Travel restrictions and health concerns have decimated international travel, especially in the leisure sector. Domestic leisure travel was a small bright spot last summer, but not a sustainable business segment.
Because of Zoom etc, worldwide workers have been liberated from the mandatory office regime/commute. Companies are reducing costs by no longer requiring employees to travel for business, meetings and conferences.
A previous PwC analysis has shown that over half of CVAs are unsuccessful, with the business ending up in another insolvency procedure. And it’s often because the core business model was already in decline.
Even though this week’s Pizza Hut CVA will allow 200+ landlords to continue with a reduced rent, it won’t change the fact that consumers can have higher rated pizza at lower cost in the comfort of their own homes, rather than a Pizza Hut.
The price of failure is often largely borne by landlords. They suffer an initial loss of rental income, further detrimental impact to investment value, and then increased liabilities. And then the CVA fails to resuscitate the business that was already struggling.
This week, Whitbread has warned that 6,000 staff could lose their jobs.

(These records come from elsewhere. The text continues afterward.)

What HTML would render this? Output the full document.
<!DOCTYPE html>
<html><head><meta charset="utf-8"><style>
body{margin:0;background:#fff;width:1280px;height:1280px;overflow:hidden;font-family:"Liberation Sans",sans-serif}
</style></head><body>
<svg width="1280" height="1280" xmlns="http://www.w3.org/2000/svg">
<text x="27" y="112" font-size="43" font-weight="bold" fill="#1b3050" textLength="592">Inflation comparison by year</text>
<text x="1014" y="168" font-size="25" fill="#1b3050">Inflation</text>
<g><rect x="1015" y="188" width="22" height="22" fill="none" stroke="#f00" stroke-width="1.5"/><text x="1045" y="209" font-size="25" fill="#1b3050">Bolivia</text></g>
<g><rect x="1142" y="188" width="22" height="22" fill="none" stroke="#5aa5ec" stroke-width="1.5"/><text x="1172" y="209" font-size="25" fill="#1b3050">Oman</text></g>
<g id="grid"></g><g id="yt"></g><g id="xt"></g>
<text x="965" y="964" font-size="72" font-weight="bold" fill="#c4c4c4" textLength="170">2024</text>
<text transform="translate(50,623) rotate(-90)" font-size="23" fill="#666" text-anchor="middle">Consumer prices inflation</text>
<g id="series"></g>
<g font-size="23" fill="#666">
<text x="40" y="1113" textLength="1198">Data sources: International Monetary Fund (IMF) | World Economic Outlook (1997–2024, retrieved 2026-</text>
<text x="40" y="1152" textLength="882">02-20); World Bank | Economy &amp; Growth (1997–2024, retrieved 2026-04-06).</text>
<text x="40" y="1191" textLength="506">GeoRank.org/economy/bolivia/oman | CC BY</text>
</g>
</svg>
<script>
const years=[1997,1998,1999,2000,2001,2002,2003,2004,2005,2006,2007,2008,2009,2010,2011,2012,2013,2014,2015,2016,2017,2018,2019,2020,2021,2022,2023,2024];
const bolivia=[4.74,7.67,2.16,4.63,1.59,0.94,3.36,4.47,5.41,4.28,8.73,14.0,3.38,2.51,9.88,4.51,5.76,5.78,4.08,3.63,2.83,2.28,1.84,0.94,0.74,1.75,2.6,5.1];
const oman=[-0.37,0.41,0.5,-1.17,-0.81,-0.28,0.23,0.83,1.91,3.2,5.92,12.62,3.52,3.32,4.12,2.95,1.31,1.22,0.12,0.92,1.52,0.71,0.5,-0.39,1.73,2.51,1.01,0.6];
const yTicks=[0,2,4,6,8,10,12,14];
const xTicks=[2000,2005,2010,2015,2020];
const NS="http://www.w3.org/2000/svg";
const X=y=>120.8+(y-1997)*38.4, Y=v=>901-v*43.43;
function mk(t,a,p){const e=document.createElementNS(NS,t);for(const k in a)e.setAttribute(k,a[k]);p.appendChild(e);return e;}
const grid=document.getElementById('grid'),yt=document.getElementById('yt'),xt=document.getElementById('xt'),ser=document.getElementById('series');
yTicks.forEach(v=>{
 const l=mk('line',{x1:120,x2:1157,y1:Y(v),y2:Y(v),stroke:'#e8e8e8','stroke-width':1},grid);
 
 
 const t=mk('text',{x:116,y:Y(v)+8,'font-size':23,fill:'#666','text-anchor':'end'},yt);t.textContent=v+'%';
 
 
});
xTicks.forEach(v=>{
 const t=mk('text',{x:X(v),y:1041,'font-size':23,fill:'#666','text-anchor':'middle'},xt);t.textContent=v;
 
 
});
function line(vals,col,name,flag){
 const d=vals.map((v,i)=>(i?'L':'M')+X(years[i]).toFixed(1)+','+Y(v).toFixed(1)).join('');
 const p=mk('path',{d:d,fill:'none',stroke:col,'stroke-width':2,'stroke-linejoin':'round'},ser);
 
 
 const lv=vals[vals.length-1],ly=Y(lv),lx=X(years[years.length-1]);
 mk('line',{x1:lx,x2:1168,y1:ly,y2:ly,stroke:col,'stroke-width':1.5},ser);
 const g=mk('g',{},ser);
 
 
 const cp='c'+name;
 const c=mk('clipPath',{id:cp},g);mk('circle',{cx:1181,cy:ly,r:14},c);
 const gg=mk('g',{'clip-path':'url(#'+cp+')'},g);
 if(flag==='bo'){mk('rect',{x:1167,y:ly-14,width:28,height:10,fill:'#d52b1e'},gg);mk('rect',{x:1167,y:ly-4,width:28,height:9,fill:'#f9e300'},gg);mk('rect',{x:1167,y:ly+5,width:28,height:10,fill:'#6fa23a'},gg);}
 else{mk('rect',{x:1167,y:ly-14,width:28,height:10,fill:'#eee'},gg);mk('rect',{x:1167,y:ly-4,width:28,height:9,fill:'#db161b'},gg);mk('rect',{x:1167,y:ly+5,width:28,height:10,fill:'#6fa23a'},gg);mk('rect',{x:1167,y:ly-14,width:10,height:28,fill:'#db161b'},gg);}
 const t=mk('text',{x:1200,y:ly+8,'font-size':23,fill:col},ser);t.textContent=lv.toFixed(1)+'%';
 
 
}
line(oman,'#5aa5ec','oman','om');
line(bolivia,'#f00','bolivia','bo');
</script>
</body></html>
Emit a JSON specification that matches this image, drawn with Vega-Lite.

London hotels have been hit with an occupancy low of 37% in August, compared to the usual high 80s. To survive, hotels have slashed rates down into the £20 range. With 77 London properties, how will this impact Travelodge’s earnings, will it soon cause another CVA?
Researchers project another 4 years before hotels regain 2019 performance, but there will be bright spots.
Because Magnuson Hotels has successfully operated for decades through 9/11, 2008 and the present, we know there is investment upside for hotel assets facing CVA decisions, just not under the current rent structures. If asset owners transitioned to a business owner role and assumed control of their hotels with transparent professional management/branding, the outcome will be a growing long-term secure income stream.
No matter how hard UK hotel property owners look, there will be no more complete guarantees. But there certainly is the prospect of higher long-term asset revenues by taking control of one’s own destiny.